:: Problem details ::
Scan the entries and tally the lines that include the string "matplotlib". Reply with the figure alone.

:: Given data ::

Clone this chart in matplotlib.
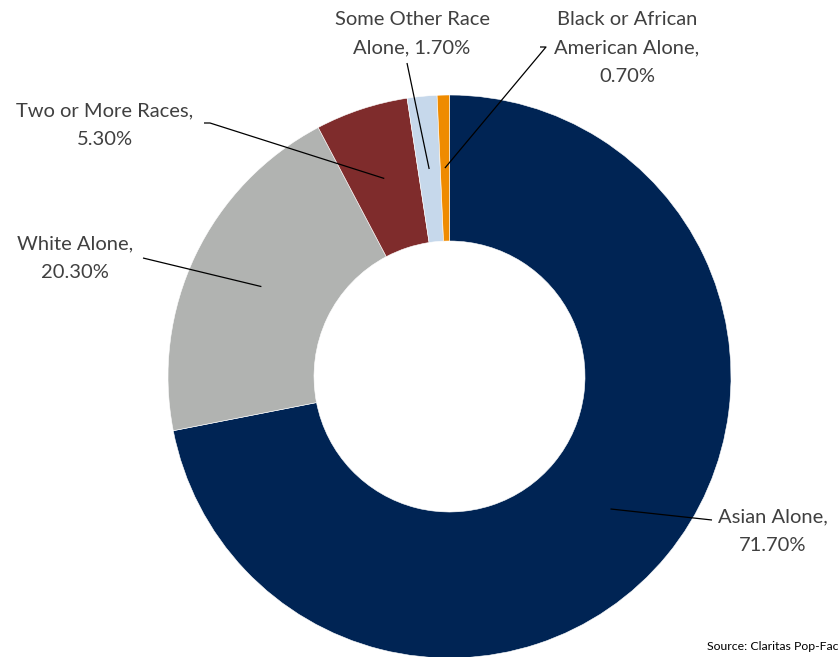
import numpy as np
import matplotlib
matplotlib.use("Agg")
import matplotlib.pyplot as plt

plt.rcParams['font.family'] = ['Lato', 'DejaVu Sans']

# Data (percent of population)
categories = ["Asian Alone", "White Alone", "Two or More Races",
              "Some Other Race Alone", "Black or African American Alone"]
values = [71.7, 20.3, 5.3, 1.7, 0.7]
labels = ["Asian Alone,\n71.70%", "White Alone,\n20.30%", "Two or More Races,\n5.30%",
          "Some Other Race\nAlone, 1.70%", "Black or African\nAmerican Alone,\n0.70%"]
colors = ["#002454", "#b1b3b1", "#7f2c2c", "#c6d8eb", "#ef8b00"]

W, H = 838, 657
TEXT = "#404040"

# layout in pixel coordinates (y measured from the top)
center_px = (449.5, 376.5)
radius = 281.5
ring = 146
label_pos = [(773, 531), (75, 258), (105, 125), (412, 34), (627, 48)]
leader_start = [(712, 520), (143, 258), (210, 123), (407, 63), (546, 47)]
stub_len = [0, 0, 6, 0, 6]

fig = plt.figure(figsize=(W / 100, H / 100), dpi=100)
ax = fig.add_axes([0, 0, 1, 1])

def fy(y):
    return H - y

cx, cy = center_px[0], fy(center_px[1])
wedges, _ = ax.pie(values, colors=colors, startangle=90, counterclock=False,
                   radius=radius, center=(cx, cy),
                   wedgeprops=dict(width=ring, edgecolor="white", linewidth=0.4))

mid_r = radius - ring / 2
for w, lab, (tx, ty), (sx, sy), stub in zip(wedges, labels, label_pos, leader_start, stub_len):
    ang = np.deg2rad((w.theta1 + w.theta2) / 2)
    px = cx + mid_r * np.cos(ang)
    py = cy + mid_r * np.sin(ang)
    xs, ys = [sx], [fy(sy)]
    if stub:
        # short horizontal tick next to the label, then the leader
        xs = [sx - stub, sx]
        ys = [fy(sy), fy(sy)]
    ax.plot(xs + [px], ys + [py], color="black", linewidth=0.9, solid_capstyle="butt")
    ax.text(tx, fy(ty), lab, ha="center", va="center", fontsize=14.5,
            color=TEXT, linespacing=1.8)

ax.text(707, fy(647), "Source: Claritas Pop-Facts", ha="left", va="center",
        fontsize=8.8, color="black")

ax.set_xlim(0, W)
ax.set_ylim(0, H)
ax.set_aspect("equal")
ax.axis("off")

fig.savefig("out.png", dpi=100)
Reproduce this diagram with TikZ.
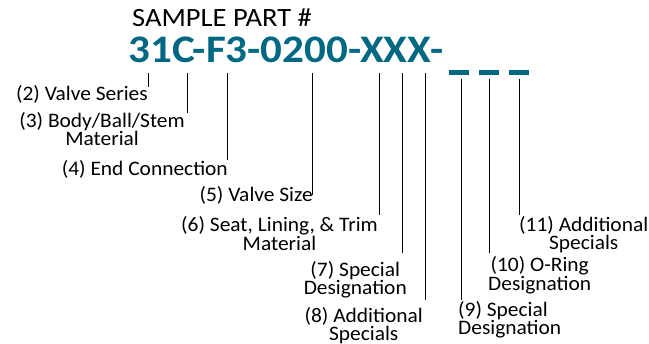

:: Full response ::
4